-- start of Collected material --

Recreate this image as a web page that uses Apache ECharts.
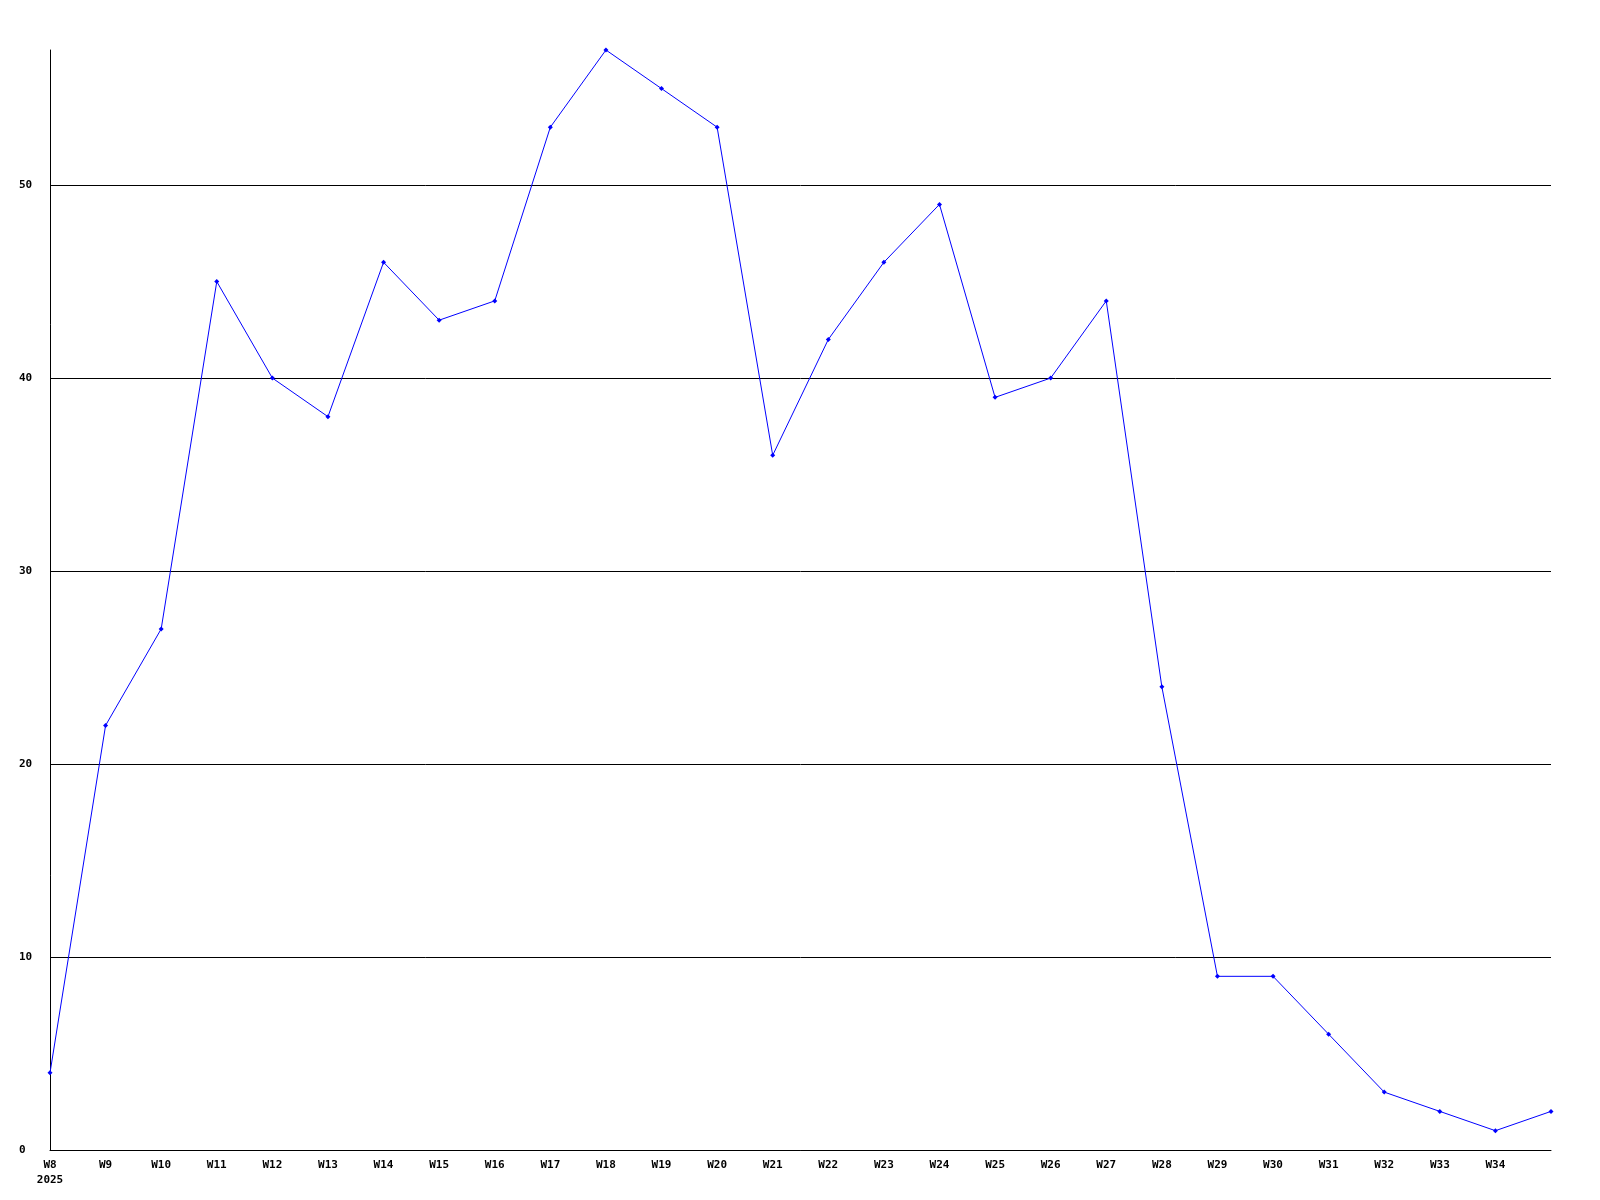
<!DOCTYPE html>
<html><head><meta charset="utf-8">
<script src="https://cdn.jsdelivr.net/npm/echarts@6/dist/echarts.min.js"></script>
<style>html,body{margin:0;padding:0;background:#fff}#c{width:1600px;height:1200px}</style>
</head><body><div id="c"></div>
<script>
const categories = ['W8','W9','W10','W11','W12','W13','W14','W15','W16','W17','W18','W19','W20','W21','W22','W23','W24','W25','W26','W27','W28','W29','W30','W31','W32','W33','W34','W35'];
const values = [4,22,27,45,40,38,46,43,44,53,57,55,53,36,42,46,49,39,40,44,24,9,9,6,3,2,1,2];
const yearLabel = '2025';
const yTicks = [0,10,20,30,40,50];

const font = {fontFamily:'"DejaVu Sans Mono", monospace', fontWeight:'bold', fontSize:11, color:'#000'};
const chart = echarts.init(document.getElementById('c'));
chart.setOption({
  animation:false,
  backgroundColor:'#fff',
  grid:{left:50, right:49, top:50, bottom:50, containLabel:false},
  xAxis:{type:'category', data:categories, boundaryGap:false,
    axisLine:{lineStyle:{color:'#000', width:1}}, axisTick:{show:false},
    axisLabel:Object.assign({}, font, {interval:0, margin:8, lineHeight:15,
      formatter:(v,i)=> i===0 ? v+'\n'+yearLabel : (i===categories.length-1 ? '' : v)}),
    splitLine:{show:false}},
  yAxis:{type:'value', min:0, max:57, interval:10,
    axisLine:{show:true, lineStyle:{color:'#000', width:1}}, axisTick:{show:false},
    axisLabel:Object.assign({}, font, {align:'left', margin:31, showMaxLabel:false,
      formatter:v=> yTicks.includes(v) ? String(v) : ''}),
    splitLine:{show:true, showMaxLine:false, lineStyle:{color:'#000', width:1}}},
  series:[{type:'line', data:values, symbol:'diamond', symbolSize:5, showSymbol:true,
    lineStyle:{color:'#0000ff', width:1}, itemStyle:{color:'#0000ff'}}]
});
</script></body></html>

-- end of Collected material --

_Problem_: Leave the pictures out, and print every line of the listing exactly as written.

_Result of the exercise_:
Recreate this image as a web page that uses Apache ECharts.
<!DOCTYPE html>
<html><head><meta charset="utf-8">
<script src="https://cdn.jsdelivr.net/npm/echarts@6/dist/echarts.min.js"></script>
<style>html,body{margin:0;padding:0;background:#fff}#c{width:1600px;height:1200px}</style>
</head><body><div id="c"></div>
<script>
const categories = ['W8','W9','W10','W11','W12','W13','W14','W15','W16','W17','W18','W19','W20','W21','W22','W23','W24','W25','W26','W27','W28','W29','W30','W31','W32','W33','W34','W35'];
const values = [4,22,27,45,40,38,46,43,44,53,57,55,53,36,42,46,49,39,40,44,24,9,9,6,3,2,1,2];
const yearLabel = '2025';
const yTicks = [0,10,20,30,40,50];

const font = {fontFamily:'"DejaVu Sans Mono", monospace', fontWeight:'bold', fontSize:11, color:'#000'};
const chart = echarts.init(document.getElementById('c'));
chart.setOption({
  animation:false,
  backgroundColor:'#fff',
  grid:{left:50, right:49, top:50, bottom:50, containLabel:false},
  xAxis:{type:'category', data:categories, boundaryGap:false,
    axisLine:{lineStyle:{color:'#000', width:1}}, axisTick:{show:false},
    axisLabel:Object.assign({}, font, {interval:0, margin:8, lineHeight:15,
      formatter:(v,i)=> i===0 ? v+'\n'+yearLabel : (i===categories.length-1 ? '' : v)}),
    splitLine:{show:false}},
  yAxis:{type:'value', min:0, max:57, interval:10,
    axisLine:{show:true, lineStyle:{color:'#000', width:1}}, axisTick:{show:false},
    axisLabel:Object.assign({}, font, {align:'left', margin:31, showMaxLabel:false,
      formatter:v=> yTicks.includes(v) ? String(v) : ''}),
    splitLine:{show:true, showMaxLine:false, lineStyle:{color:'#000', width:1}}},
  series:[{type:'line', data:values, symbol:'diamond', symbolSize:5, showSymbol:true,
    lineStyle:{color:'#0000ff', width:1}, itemStyle:{color:'#0000ff'}}]
});
</script></body></html>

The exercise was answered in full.